6th Provost of Trinity College Dublin
- In office 1 August 1629 – 30 July 1634
- Preceded by: William Bedell
- Succeeded by: William Chappell

Personal details
- Born: 4 April 1592 Dublin, Ireland
- Died: 7 August 1642 (aged 50) Ellesmere, Shropshire, England
- Alma mater: Trinity College, Dublin (B.A., 1612; M.A., 1614; B.D., 1621)

= Robert Ussher =

Irish priest (1592–1642)

Robert Ussher (4 April 1592 – 7 September 1642) was an Irish Protestant bishop who served as the 6th Provost of Trinity College Dublin 1629 to 1634. He was also Bishop of Kildare for some time.

==Life==
The youngest son of Henry Ussher, Archbishop of Armagh and his first wife Margaret Eliot, daughter of Thomas Elliott of Balreask, he was educated at Trinity College Dublin, being made a fellow in 1611, and graduating B.A. 1612, M.A. 1614, vice provost 1615; B.D. 1621. He was prebendary of St. Audoen's Church, Dublin (1617); rector of Ardstra (1617); prebendary of Dromaragh (1624); and rector of Lurgan (1629).

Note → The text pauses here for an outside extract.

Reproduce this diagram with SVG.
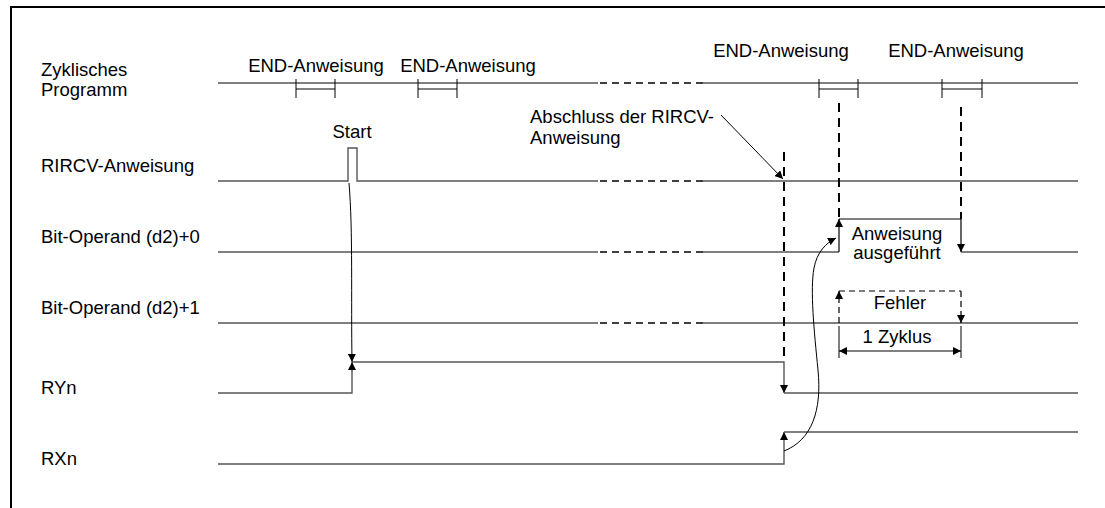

On the death in 1627 of Sir William Temple, there was a disputed election to the Provostship. The senior Fellows elected Joseph Mead, who declined; the junior Fellows elected Ussher (14 April 1627), and he was sworn in the same day. He was set aside by royal letter in favor of William Bedell, who was sworn in on 16 August. On Bedell's promotion as Bishop of Kilmore, Ussher was again elected (3 October 1629) and sworn in on 13 January 1630. He owed his appointment to a temperate letter in his favour by his cousin, James Ussher, to whom an appeal had been made.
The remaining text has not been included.